Conséquences potentielles de la dépression

  • Qualité de vie inférieure
  • Idées suicidaires
  • Conditions médicales chroniques
  • Augmentation des taux d’admission à l’hôpital
  • Stigmatisation

Fondement de recommandation

Données probantes

Notre revue systématique comprenait 3 essais contrôlés randomisés qui ont spécifiquement isolé les effets du dépistage de la dépression dans trois milieux de soins primaires. Les participants étaient des adultes aux États-Unis récemment diagnostiqués avec un syndrome coronarien aigu (SCA), des adultes au Royaume-Uni consultant pour des symptômes d’arthrose (AOS), et des mères chinoises à 2 mois post-partum.   

Les trois études ont donné des résultats très incertains ou a montré peu ou pas de différence dans les symptômes de dépression entre ceux qui ont été dépistés et ceux qui ne l’ont pas été.

Deux essais ont rapporté des résultats sur la qualité de vie liée à la santé. L’essai sur le SCA a montré peu ou pas de différences dans le changement de la qualité de vie (QALY) du départ à 18 mois ou dans les scores utilitaires de qualité de vie à 18 mois. L’étude sur l’AOS a rapporté un effet très incertain du dépistage sur la qualité de vie à 12 mois.

Deux études ont rapporté les méfaits du dépistage.
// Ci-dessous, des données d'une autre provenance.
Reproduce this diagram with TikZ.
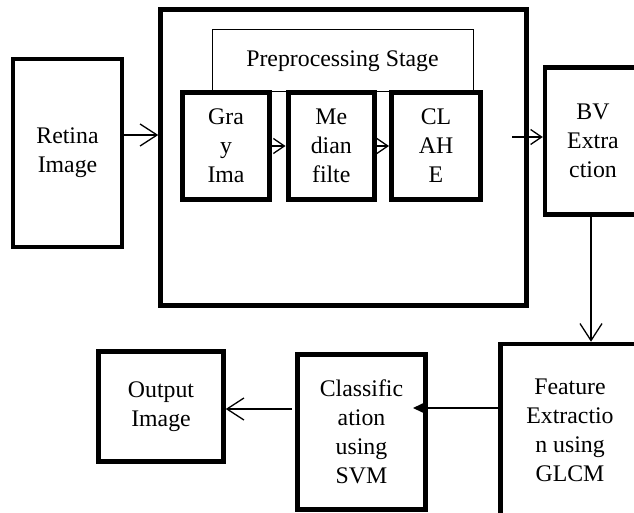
\documentclass[tikz,border=0pt]{standalone}
\usepackage{fontspec}
\setmainfont{Liberation Serif}
\usetikzlibrary{arrows.meta}
\begin{document}
\begin{tikzpicture}[x=1pt,y=-1pt,
  txt/.style={font=\fontsize{23.8}{29}\selectfont, align=center, inner sep=0pt},
  bigbox/.style={txt, draw, line width=4.5pt, fill=white},
  subbox/.style={txt, draw, line width=5pt, fill=white},
  thinbox/.style={txt, draw, line width=1pt},
  conn/.style={line width=1.3pt},
  barb/.style={conn, -{Straight Barb[length=17pt,width=22pt,line width=1.3pt]}},
  smallbarb/.style={conn, -{Straight Barb[length=11pt,width=15pt,line width=1.3pt]}},
  tri/.style={conn, -{Triangle[length=13pt,width=12pt]}}]
\clip (0,0) rectangle (634,513);
\fill[white] (0,0) rectangle (634,513);
% outer boxes
\node[bigbox, minimum width=109pt, minimum height=188pt] (ret) at (67.5,153) {Retina\\Image};
\node[bigbox, minimum width=366pt, minimum height=296pt] (big) at (343.5,157.5) {};
\node[thinbox, minimum width=261pt, minimum height=62pt, fill=white] (pre) at (342.5,61) {Preprocessing Stage};
\node[subbox, minimum width=87pt, minimum height=107pt] (gray) at (226,146) {Gra\\y\\Ima};
\node[subbox, minimum width=86.5pt, minimum height=107pt] (med) at (331.25,146) {Me\\dian\\filte};
\node[subbox, minimum width=89pt, minimum height=107pt] (clahe) at (436,146) {CL\\AH\\E};
\node[bigbox, minimum width=96pt, minimum height=147pt] (bv) at (593,141) {BV\\Extra\\ction};
\node[bigbox, minimum width=139pt, minimum height=172pt] (feat) at (570,430) {Feature\\Extractio\\n using\\GLCM};
\node[bigbox, minimum width=128pt, minimum height=155pt] (cls) at (361.5,432) {Classific\\ation\\using\\SVM};
\node[bigbox, minimum width=125pt, minimum height=110pt] (out) at (161,406.5) {Output\\Image};
% connectors
\coordinate (a1) at (124,135);
\draw[barb] (a1) -- (a1 -| big.west);
\draw[smallbarb] (gray.east) -- (med.west);
\draw[smallbarb] (med.east) -- (clahe.west);
\coordinate (a2) at (512,137);
\draw[smallbarb] (a2) -- (a2 -| bv.west);
\coordinate (a3) at (591,217);
\draw[barb] (a3) -- (a3 |- feat.north);
\coordinate (a4) at (413,408);
\draw[tri] (feat.west |- a4) -- (a4);
\coordinate (a5) at (292,409);
\draw[barb] (a5) -- (a5 -| out.east);
\end{tikzpicture}
\end{document}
L’essai sur le SCA a rapporté peu ou pas de différence entre le dépistage et le non-dépistage sur les méfaits potentiellement attribuables à l’utilisation de médicaments antidépresseurs à 18 mois. L’essai sur le post-partum a rapporté qu’aucun effet indésirable n’a été identifié (données de très faible certitude).   

Aucune étude n’a rapporté directement le taux de diagnostic de dépression à l’aide d’une entrevue diagnostique validée à un moment de suivi, ni sur le comportement suicidaire, la fonctionnalité quotidienne, le temps perdu au travail ou à l’école, l’impact sur le mode de vie, l’étiquetage ou la stigmatisation, les résultats faux positifs, le surdiagnostic ou le surtraitement.

Justification

Cette forte recommandation repose sur des données de certitude modérée montrant que le dépistage a probablement peu ou pas d’impact sur les symptômes de dépression ou sur la qualité de vie liée à la santé, issues d’un seul essai, ainsi que sur des données très incertaines quant à l’impact du dépistage issues de deux autres essais.
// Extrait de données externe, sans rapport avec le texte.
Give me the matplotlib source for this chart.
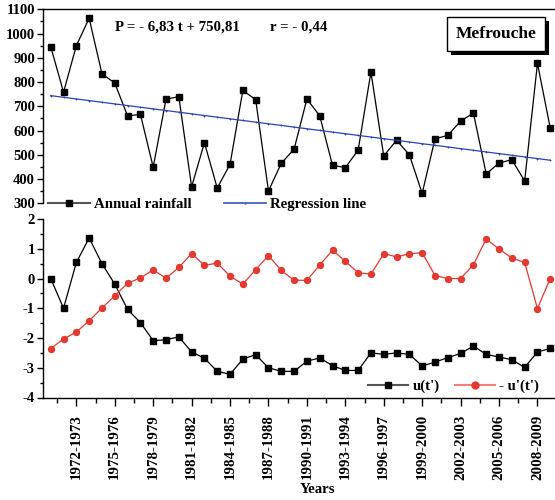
import numpy as np
import matplotlib
matplotlib.use("Agg")
import matplotlib.pyplot as plt
import matplotlib.patheffects as pe
from matplotlib.lines import Line2D
from matplotlib.ticker import MultipleLocator, FixedLocator

# Données - station Mefrouche
start_years = list(range(1970, 2010))
annual_rainfall = [946, 758, 950, 1063, 834, 796, 660, 667, 449, 729,
                   740, 368, 550, 363, 461, 766, 727, 351, 465, 523,
                   730, 661, 457, 447, 519, 841, 495, 560, 500, 341,
                   566, 580, 639, 672, 421, 466, 480, 392, 877, 610]
u_t = [0.00, -1.00, 0.54, 1.36, 0.50, -0.19, -1.04, -1.48, -2.09, -2.06,
       -1.96, -2.47, -2.68, -3.12, -3.22, -2.71, -2.56, -3.00, -3.12, -3.12,
       -2.78, -2.67, -2.93, -3.09, -3.09, -2.50, -2.55, -2.50, -2.55, -2.94,
       -2.81, -2.66, -2.52, -2.27, -2.55, -2.64, -2.73, -2.99, -2.47, -2.35]
minus_u_prime = [-2.36, -2.03, -1.80, -1.42, -0.99, -0.58, -0.16, 0.02, 0.29, 0.01,
                 0.37, 0.84, 0.44, 0.52, 0.08, -0.19, 0.30, 0.77, 0.27, -0.06,
                 -0.06, 0.45, 0.95, 0.58, 0.19, 0.15, 0.83, 0.73, 0.83, 0.87,
                 0.10, 0.00, 0.00, 0.46, 1.33, 0.99, 0.69, 0.54, -1.01, 0.00]
slope, intercept = -6.83, 750.81

x = np.arange(len(start_years))
t = x + 1
regression = intercept + slope * t
tick_labels = [f"{y}-{y + 1}" for y in start_years]

plt.rcParams['font.family'] = ['Liberation Serif', 'DejaVu Serif']
plt.rcParams['font.weight'] = 'bold'
plt.rcParams['axes.linewidth'] = 1.0
plt.rcParams['axes.unicode_minus'] = False

fig = plt.figure(figsize=(5.55, 5.0), dpi=100)
W, H = 555, 500

def px_axes(left, top, right, bottom):
    return fig.add_axes([left / W, 1 - bottom / H, (right - left) / W, (bottom - top) / H])

xlim = (-0.58, 39.37)

# --- panneau du haut : pluie annuelle ---
ax1 = px_axes(43.3, 9.3, 555, 203.3)
ax1.plot(x, annual_rainfall, color='black', lw=0.9, marker='s', ms=4.2, mfc='black', mec='black')
ax1.plot(x, regression, color='#2b44b0', lw=0.9, marker='+', ms=2, mew=0.6)
ax1.set_xlim(*xlim)
ax1.set_ylim(300, 1100)
ax1.yaxis.set_major_locator(MultipleLocator(100))
ax1.yaxis.set_minor_locator(MultipleLocator(50))
ax1.set_xticks([])
for s in ['right', 'bottom']:
    ax1.spines[s].set_visible(False)
ax1.tick_params(axis='y', which='major', length=4, width=1, labelsize=10.5, pad=2)
ax1.tick_params(axis='y', which='minor', length=2.5, width=1)

ax1.text(115 / W, 1 - 26.7 / H, "P = - 6,83 t + 750,81", transform=fig.transFigure,
         fontsize=10.7, fontweight='bold', va='center', ha='left')
ax1.text(270 / W, 1 - 26.7 / H, "r = - 0,44", transform=fig.transFigure,
         fontsize=10.7, fontweight='bold', va='center', ha='left')
box = ax1.text(496 / W, 1 - 34 / H, "Mefrouche", transform=fig.transFigure,
               fontsize=12.5, fontweight='bold', va='center', ha='center',
               bbox=dict(boxstyle='square,pad=0.5', fc='white', ec='black', lw=1))
box.get_bbox_patch().set_path_effects([pe.withSimplePatchShadow(offset=(3, -3), shadow_rgbFace='black', alpha=1.0)])

h1 = [Line2D([], [], color='#555555', lw=1.5, marker='s', ms=5, mfc='black', mec='black'),
      Line2D([], [], color='#4a62c0', lw=1.3, marker='+', ms=2)]
ax1.legend(h1, ['Annual rainfall', 'Regression line'], ncol=2, loc='lower left',
           bbox_to_anchor=(48 / W, 1 - 211 / H), bbox_transform=fig.transFigure,
           frameon=False, fontsize=10.7, handlelength=2.8, handletextpad=0.3,
           columnspacing=2.2, borderpad=0, borderaxespad=0)

# --- panneau du bas : test de Mann-Kendall séquentiel ---
ax2 = px_axes(43.3, 219, 555, 397.5)
ax2.plot(x, u_t, color='black', lw=0.9, marker='s', ms=4.2, mfc='black', mec='black')
ax2.plot(x, minus_u_prime, color='#e23a30', lw=0.9, marker='o', ms=4.3, mfc='#e23a30', mec='#e23a30')
ax2.set_xlim(*xlim)
ax2.set_ylim(-4, 2)
ax2.yaxis.set_major_locator(MultipleLocator(1))
ax2.yaxis.set_minor_locator(MultipleLocator(0.5))
ax2.xaxis.set_major_locator(FixedLocator(x[2::3]))
ax2.xaxis.set_minor_locator(FixedLocator(x[0::3] + 0.5))
ax2.set_xticklabels(tick_labels[2::3], rotation=90, fontsize=10.8, fontweight='bold')
for s in ['right', 'top']:
    ax2.spines[s].set_visible(False)
ax2.tick_params(axis='y', which='major', length=4, width=1, labelsize=10.5, pad=2)
ax2.tick_params(axis='y', which='minor', length=2.5, width=1)
ax2.tick_params(axis='x', which='major', length=6, width=1, pad=6)
ax2.tick_params(axis='x', which='minor', length=3.5, width=1)
ax2.set_xlabel('Years', fontsize=10.7, fontweight='bold')
ax2.xaxis.set_label_coords(0.536, -0.48)

h2 = [Line2D([], [], color='#555555', lw=1.5, marker='s', ms=5, mfc='black', mec='black'),
      Line2D([], [], color='#f08078', lw=1.5, marker='o', ms=5, mfc='#e23a30', mec='#e23a30')]
ax2.legend(h2, ["u(t')", "- u'(t')"], ncol=2, loc='lower left',
           bbox_to_anchor=(368 / W, 1 - 393 / H), bbox_transform=fig.transFigure,
           frameon=False, fontsize=10.7, handlelength=2.7, handletextpad=0.3,
           columnspacing=1.0, borderpad=0, borderaxespad=0)

fig.savefig('out.png', dpi=100)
Bien qu’aucun essai n’ait rapporté de méfaits du dépistage tels que les faux positifs, le surdiagnostic ou le surtraitement, le dépistage entraînera une augmentation des faux positifs, et peut entraîner des références et des évaluations diagnostiques inutiles, ainsi qu’un surdiagnostic pour certains patients, réduisant ainsi les ressources disponibles pour ceux ayant des problèmes de santé mentale connus. Une méta-analyse utilisant des données individuelles de patients a fourni des informations précises sur un outil de dépistage utilisé dans les essais que nous avons identifiés. L’analyse estime que le dépistage de 100 patients avec le PHQ-9 utilisant le seuil commun de 10 donnerait 9 vrais positifs, 2 faux négatifs, 13 faux positifs et 76 vrais négatifs.

Compte tenu des défis importants liés à l’accès aux services de santé mentale au Canada, le détournement inutile des ressources du traitement des patients ayant des problèmes de santé mentale pourrait constituer un méfait non intentionnel du dépistage. Le Groupe d’étude a conscience des problèmes de ressources que connaît notre système de soins primaires et, par conséquent, formule des recommandations à l’encontre des interventions dont les répercussions sur les ressources sont manifestement importantes, alors que leurs bienfaits n’ont pas été démontrés.